▶ **REQUIRED WORK**:
Reproduce all the lines below exactly and omit the images.

───── DATA EXTRACT

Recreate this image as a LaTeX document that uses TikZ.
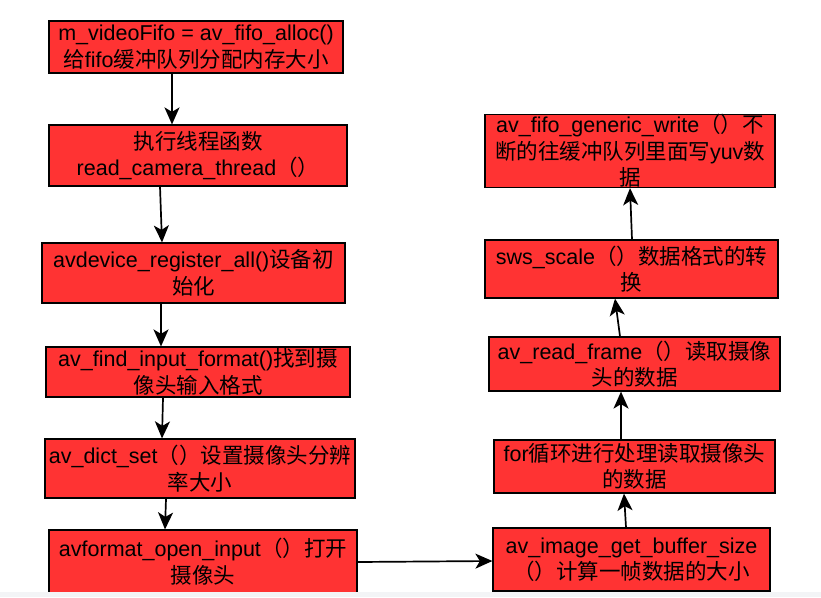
\documentclass[tikz,border=0pt]{standalone}
\usepackage{fontspec}
\setmainfont{Liberation Sans}
\newfontfamily\cjk{Noto Sans CJK SC}
\newcommand{\zhs}[1]{{\cjk #1}}
\usetikzlibrary{arrows.meta}
\definecolor{boxred}{RGB}{255,51,51}
\definecolor{stripgray}{RGB}{243,244,246}
\tikzset{
  box/.style={draw=black, line width=1.2pt, fill=boxred, inner sep=0pt, align=center,
    font=\fontsize{21.5}{26.5}\selectfont, text=black},
  arr/.style={draw=black, line width=1.7pt, -{Stealth[length=17pt,width=15pt,inset=4.5pt]}}
}
\begin{document}
\begin{tikzpicture}[x=1pt,y=-1pt]
\fill[white] (0,0) rectangle (821,597);
\useasboundingbox (0,0) rectangle (821,597);
% left column
\node[box, minimum width=294pt, minimum height=52pt] (n1) at (196,47)
  {m\_videoFifo = av\_fifo\_alloc()\\\zhs{给}fifo\zhs{缓冲队列分配内存大小}};
\node[box, minimum width=298pt, minimum height=61pt] (n2) at (198,155.5)
  {\zhs{执行线程函数}\\read\_camera\_thread\zhs{（）}};
\node[box, minimum width=303pt, minimum height=60pt] (n3) at (193.5,273)
  {avdevice\_register\_all()\zhs{设备初}\\\zhs{始化}};
\node[box, minimum width=304pt, minimum height=50pt] (n4) at (198,372)
  {av\_find\_input\_format()\zhs{找到摄}\\\zhs{像头输入格式}};
\node[box, minimum width=310pt, minimum height=59pt] (n5) at (200,468.5)
  {av\_dict\_set\zhs{（）设置摄像头分辨}\\\zhs{率大小}};
\node[box, minimum width=308pt, minimum height=63pt] (n6) at (203,561.5)
  {avformat\_open\_input\zhs{（）打开}\\\zhs{摄像头}};
% right column
\node[box, minimum width=277pt, minimum height=63pt] (n7) at (631.5,559.5)
  {av\_image\_get\_buffer\_size\\\zhs{（）计算一帧数据的大小}};
\node[box, minimum width=281pt, minimum height=53pt] (n8) at (634.5,466.5)
  {for\zhs{循环进行处理读取摄像头}\\\zhs{的数据}};
\node[box, minimum width=291pt, minimum height=54pt] (n9) at (634.5,364)
  {av\_read\_frame\zhs{（）读取摄像}\\\zhs{头的数据}};
\node[box, minimum width=293pt, minimum height=58pt] (n10) at (631.5,269)
  {sws\_scale\zhs{（）数据格式的转}\\\zhs{换}};
\node[box, minimum width=290pt, minimum height=72pt] (n11) at (630,151)
  {av\_fifo\_generic\_write\zhs{（）不}\\\zhs{断的往缓冲队列里面写}yuv\zhs{数}\\\zhs{据}};
% connectors
\draw[arr] (172,0 |- n1.south) -- (172,0 |- n2.north);
\draw[arr] (160,0 |- n2.south) -- (162,0 |- n3.north);
\draw[arr] (161,0 |- n3.south) -- (161,0 |- n4.north);
\draw[arr] (163,0 |- n4.south) -- (162,0 |- n5.north);
\draw[arr] (166,0 |- n5.south) -- (165,0 |- n6.north);
\draw[arr] (n6.east |- 0,562) -- (n7.west |- 0,561);
\draw[arr] (626,0 |- n7.north) -- (624,0 |- n8.south);
\draw[arr] (621,0 |- n8.north) -- (621,0 |- n9.south);
\draw[arr] (620,0 |- n9.north) -- (615,0 |- n10.south);
\draw[arr] (632,0 |- n10.north) -- (630,0 |- n11.south);
% bottom strip
\fill[stripgray] (0,592) rectangle (821,597);
\end{tikzpicture}
\end{document}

──────────

▶ **RESULT OF THE EXERCISE**:
Recreate this image as a LaTeX document that uses TikZ.
\documentclass[tikz,border=0pt]{standalone}
\usepackage{fontspec}
\setmainfont{Liberation Sans}
\newfontfamily\cjk{Noto Sans CJK SC}
\newcommand{\zhs}[1]{{\cjk #1}}
\usetikzlibrary{arrows.meta}
\definecolor{boxred}{RGB}{255,51,51}
\definecolor{stripgray}{RGB}{243,244,246}
\tikzset{
  box/.style={draw=black, line width=1.2pt, fill=boxred, inner sep=0pt, align=center,
    font=\fontsize{21.5}{26.5}\selectfont, text=black},
  arr/.style={draw=black, line width=1.7pt, -{Stealth[length=17pt,width=15pt,inset=4.5pt]}}
}
\begin{document}
\begin{tikzpicture}[x=1pt,y=-1pt]
\fill[white] (0,0) rectangle (821,597);
\useasboundingbox (0,0) rectangle (821,597);
% left column
\node[box, minimum width=294pt, minimum height=52pt] (n1) at (196,47)
  {m\_videoFifo = av\_fifo\_alloc()\\\zhs{给}fifo\zhs{缓冲队列分配内存大小}};
\node[box, minimum width=298pt, minimum height=61pt] (n2) at (198,155.5)
  {\zhs{执行线程函数}\\read\_camera\_thread\zhs{（）}};
\node[box, minimum width=303pt, minimum height=60pt] (n3) at (193.5,273)
  {avdevice\_register\_all()\zhs{设备初}\\\zhs{始化}};
\node[box, minimum width=304pt, minimum height=50pt] (n4) at (198,372)
  {av\_find\_input\_format()\zhs{找到摄}\\\zhs{像头输入格式}};
\node[box, minimum width=310pt, minimum height=59pt] (n5) at (200,468.5)
  {av\_dict\_set\zhs{（）设置摄像头分辨}\\\zhs{率大小}};
\node[box, minimum width=308pt, minimum height=63pt] (n6) at (203,561.5)
  {avformat\_open\_input\zhs{（）打开}\\\zhs{摄像头}};
% right column
\node[box, minimum width=277pt, minimum height=63pt] (n7) at (631.5,559.5)
  {av\_image\_get\_buffer\_size\\\zhs{（）计算一帧数据的大小}};
\node[box, minimum width=281pt, minimum height=53pt] (n8) at (634.5,466.5)
  {for\zhs{循环进行处理读取摄像头}\\\zhs{的数据}};
\node[box, minimum width=291pt, minimum height=54pt] (n9) at (634.5,364)
  {av\_read\_frame\zhs{（）读取摄像}\\\zhs{头的数据}};
\node[box, minimum width=293pt, minimum height=58pt] (n10) at (631.5,269)
  {sws\_scale\zhs{（）数据格式的转}\\\zhs{换}};
\node[box, minimum width=290pt, minimum height=72pt] (n11) at (630,151)
  {av\_fifo\_generic\_write\zhs{（）不}\\\zhs{断的往缓冲队列里面写}yuv\zhs{数}\\\zhs{据}};
% connectors
\draw[arr] (172,0 |- n1.south) -- (172,0 |- n2.north);
\draw[arr] (160,0 |- n2.south) -- (162,0 |- n3.north);
\draw[arr] (161,0 |- n3.south) -- (161,0 |- n4.north);
\draw[arr] (163,0 |- n4.south) -- (162,0 |- n5.north);
\draw[arr] (166,0 |- n5.south) -- (165,0 |- n6.north);
\draw[arr] (n6.east |- 0,562) -- (n7.west |- 0,561);
\draw[arr] (626,0 |- n7.north) -- (624,0 |- n8.south);
\draw[arr] (621,0 |- n8.north) -- (621,0 |- n9.south);
\draw[arr] (620,0 |- n9.north) -- (615,0 |- n10.south);
\draw[arr] (632,0 |- n10.north) -- (630,0 |- n11.south);
% bottom strip
\fill[stripgray] (0,592) rectangle (821,597);
\end{tikzpicture}
\end{document}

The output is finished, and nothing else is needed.